Membangun dialog dan kepercayaan adalah salah satu kekuatan ICRC. Pada Maret 2004, Presiden ICRC, Peter Maurer, bertemu dengan Paus Francis. ICRC juga sering berdialog dengan komunitas dan organisasi keagamaan Yahudi, di Israel. Di Meksiko dan Amerika Tengah, serta dibelahan bumi lainnya, ICRC terus menjalin relasi dengan institusi berbasis agama untuk bekerjasama mengurangi kesusahan migran yang sudah melakukan perjalan panjang dari rumah mereka. Selain itu ICRC punya dialog akademik dengan berbagai ahli agama muslim di Iran, melakukan berbagai konferensi tentang syariah dan hukum humaniter internasional di Pakistan, Afrika dan Timur Tengah, termasuk kelompok dan asosiasi orang buda di Asia, serta penginjil di Afrika. Tentu ICRC terus menjalin hubugan dengan kelompok-kelompok tersebut untuk mengurangi miskomunikasi dan kesalah pahaman.

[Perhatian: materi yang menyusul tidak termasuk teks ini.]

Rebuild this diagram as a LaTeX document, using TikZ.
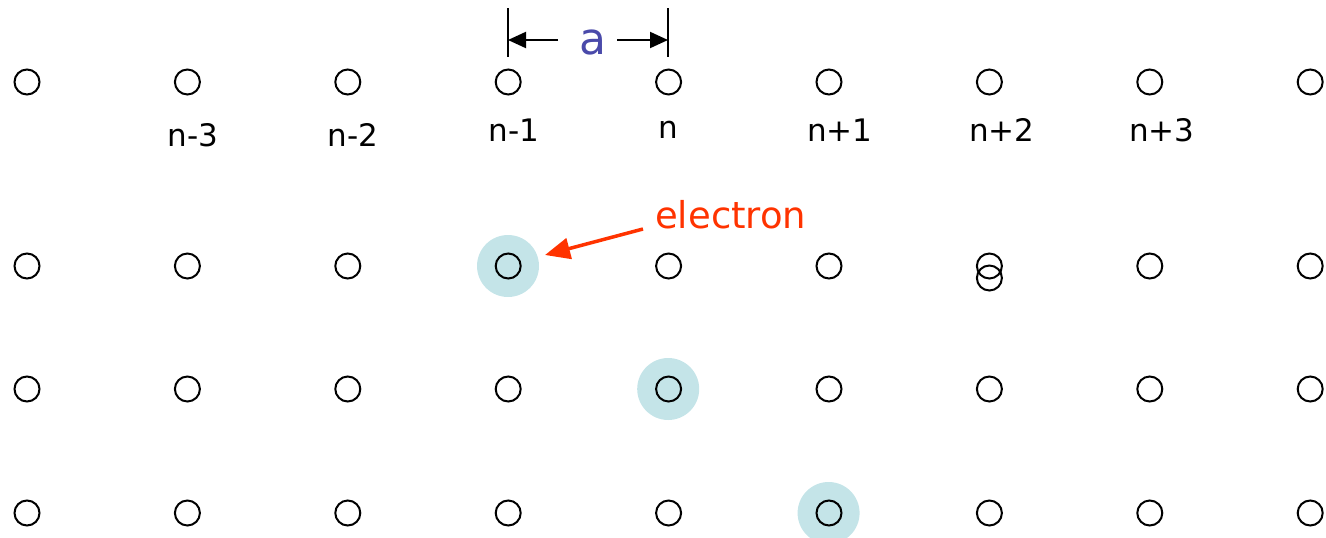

Seperti yang sudah diuraikan diawal bahwa semangat nilai keagamaan juga berangkat dari pelayanan kemanusian. Dengan demikian, organisasi keagamaan dan organisasi kemanusiaan seperti ICRC bisa bekerjasama. Apalagi biasanya organisasi keagamaan lebih sensitif pada isu-isu lokal. Mereka bisa membantu untuk menjawab tentang apa yang dibutuhkan oleh orang-orang dan juga menjadi jembatan bagi ICRC untuk menyampaikan nilai-nilai kemanusiaan.

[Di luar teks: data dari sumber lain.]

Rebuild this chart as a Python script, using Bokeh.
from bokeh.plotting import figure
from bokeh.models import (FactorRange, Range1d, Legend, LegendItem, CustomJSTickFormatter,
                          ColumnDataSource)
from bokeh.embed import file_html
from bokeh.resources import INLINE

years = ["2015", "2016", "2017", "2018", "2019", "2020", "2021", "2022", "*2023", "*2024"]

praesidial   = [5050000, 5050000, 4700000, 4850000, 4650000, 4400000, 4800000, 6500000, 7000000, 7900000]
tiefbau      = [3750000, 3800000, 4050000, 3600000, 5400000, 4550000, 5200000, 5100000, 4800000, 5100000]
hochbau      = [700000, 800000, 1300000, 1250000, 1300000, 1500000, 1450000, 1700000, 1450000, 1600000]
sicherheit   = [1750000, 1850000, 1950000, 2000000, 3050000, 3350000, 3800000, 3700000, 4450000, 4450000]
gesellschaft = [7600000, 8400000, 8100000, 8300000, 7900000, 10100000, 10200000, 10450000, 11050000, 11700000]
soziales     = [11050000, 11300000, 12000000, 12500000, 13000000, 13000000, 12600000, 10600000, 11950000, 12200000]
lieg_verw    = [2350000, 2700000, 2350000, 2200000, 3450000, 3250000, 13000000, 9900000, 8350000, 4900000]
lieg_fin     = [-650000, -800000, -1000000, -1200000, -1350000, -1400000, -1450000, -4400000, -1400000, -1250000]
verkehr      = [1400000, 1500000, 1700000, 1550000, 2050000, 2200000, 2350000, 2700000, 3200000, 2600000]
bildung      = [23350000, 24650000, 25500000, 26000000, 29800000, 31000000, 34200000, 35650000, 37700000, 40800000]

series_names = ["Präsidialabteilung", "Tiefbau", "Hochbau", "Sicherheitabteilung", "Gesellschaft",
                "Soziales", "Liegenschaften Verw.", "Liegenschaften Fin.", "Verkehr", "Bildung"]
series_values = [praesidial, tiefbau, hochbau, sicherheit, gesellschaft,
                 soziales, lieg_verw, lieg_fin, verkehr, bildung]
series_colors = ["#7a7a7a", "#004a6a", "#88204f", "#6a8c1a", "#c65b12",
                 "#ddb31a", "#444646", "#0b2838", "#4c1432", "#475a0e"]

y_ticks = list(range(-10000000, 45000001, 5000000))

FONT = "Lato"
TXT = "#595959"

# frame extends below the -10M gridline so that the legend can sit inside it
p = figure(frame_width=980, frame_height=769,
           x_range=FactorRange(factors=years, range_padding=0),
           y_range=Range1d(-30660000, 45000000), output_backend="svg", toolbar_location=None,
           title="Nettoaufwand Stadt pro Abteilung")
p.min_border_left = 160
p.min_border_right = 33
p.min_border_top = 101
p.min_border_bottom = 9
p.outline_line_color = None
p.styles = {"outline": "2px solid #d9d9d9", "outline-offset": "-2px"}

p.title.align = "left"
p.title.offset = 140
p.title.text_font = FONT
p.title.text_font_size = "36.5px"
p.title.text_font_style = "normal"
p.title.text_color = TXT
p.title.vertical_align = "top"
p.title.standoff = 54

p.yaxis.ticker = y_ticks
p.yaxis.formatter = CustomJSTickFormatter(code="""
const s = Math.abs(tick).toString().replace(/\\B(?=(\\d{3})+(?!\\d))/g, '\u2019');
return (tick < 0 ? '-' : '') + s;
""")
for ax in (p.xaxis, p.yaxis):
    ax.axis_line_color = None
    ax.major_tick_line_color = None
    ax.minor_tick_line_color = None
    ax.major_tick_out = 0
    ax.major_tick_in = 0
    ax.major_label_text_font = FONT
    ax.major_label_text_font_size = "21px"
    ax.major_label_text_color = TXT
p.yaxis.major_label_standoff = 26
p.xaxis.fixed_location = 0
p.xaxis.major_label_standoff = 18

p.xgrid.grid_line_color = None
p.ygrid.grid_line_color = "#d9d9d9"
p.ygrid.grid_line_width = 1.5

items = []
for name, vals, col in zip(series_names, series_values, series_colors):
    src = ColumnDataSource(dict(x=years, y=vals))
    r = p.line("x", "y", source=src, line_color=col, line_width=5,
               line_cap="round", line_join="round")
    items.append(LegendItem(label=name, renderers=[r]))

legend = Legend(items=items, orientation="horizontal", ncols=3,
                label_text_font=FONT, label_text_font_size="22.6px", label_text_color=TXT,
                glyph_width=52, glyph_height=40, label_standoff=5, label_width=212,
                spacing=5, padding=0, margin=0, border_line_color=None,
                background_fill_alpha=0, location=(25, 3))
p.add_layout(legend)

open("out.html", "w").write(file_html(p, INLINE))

Contohnya adalah Iran, negara yang mana agama berperan penting dalam segala aspek kehidupan. Mereka punya organisasi Iranian Red Cresent yang juga organisasi kemanusaian. IRC sudah punya kontak yang cukup dekat dengan sistem nasional. Sewaktu Afganistan dan Irak berselisih saat rezim Taliban berkuasa, IRC dan ICRC bekerjasama untuk memberikan bantuan, sekalipun banyak halangan dari bidang politik dan agama. Pada kenyataannya, perinsip, nilai dan pelayanan Iranian Red Cresent ini tidak bertentangan dengan nilai dan budaya religius negara. Organisasi ini mengungkapkan bahwa ada kesaamaan nilai, seperti impartiality yang dalam bahasa arab ikhlaas yang berati “purity action”. Pengertian lebih dalamnya adalah segala kebaikan yang kita perbuat harus dilakukan untuk Tuhan, tidak ada pertimbangan lainnya. Maka dari itu, organisasi ini juga turut bergerak untuk mewujudkan nilai-nilai kemanusiaa dan perdamaian.
Konflik adalah sesuatu yang nyata dan memang akan selalu muncul di kehidupan manusia. Namun, pencegahan untuk menghindari ketegangan, konflik, perang dan kekacauan harus tetap dilakukan. Persaudaraan dan toleransi harus terus ditumbuhkan dalam umat beragama. Ahmad Ali Noorlaba, Presiden Iranian Red Creset Society, membuat analogi bahwa semua agama itu sama seperti pohon. Semua agama punya tiga level. Level yang pertama adalah akar pohon. Akar pohon ini melambangkan konsep universal dari semua agama. Pada level ini tidak ada perbedaan sigifikan karena semua agama pasti mengajarkan tentang kebaikan. Level kedua adalah tindakan dan perilaku yang dilambangkan dengan daun. Di level ini ada perbedaan pada tiap agama dan juga peradaban. Contohnya, berdoa dan berpuasa adalah dua kewajiban bagi orang muslim. Level ketiga adalah representasi dari nilai-nilai yang dilambangkan oleh buah dari pohon tersebut. Ada buah kesetiaan, kepercayaan, mengahargai martabat manusia, dan lain sebagainya. Semua agama tentu bertolak pada buah-buah tersebut. Perilaku dan kebiasaan atau tata cara setiap agama memang berbeda, tetapi akar dan buahnya menunjuk pada hal yang sama. Dengan demikian, kita tetap harus bisa mengolah buah-buah dari agama itu menjadi perdamaian, bukan meninggalkanya menjadi busuk dan tidak bermakna. Jangan sampai nilai keagamaan justru malah menciderai nilai kemanusiaan.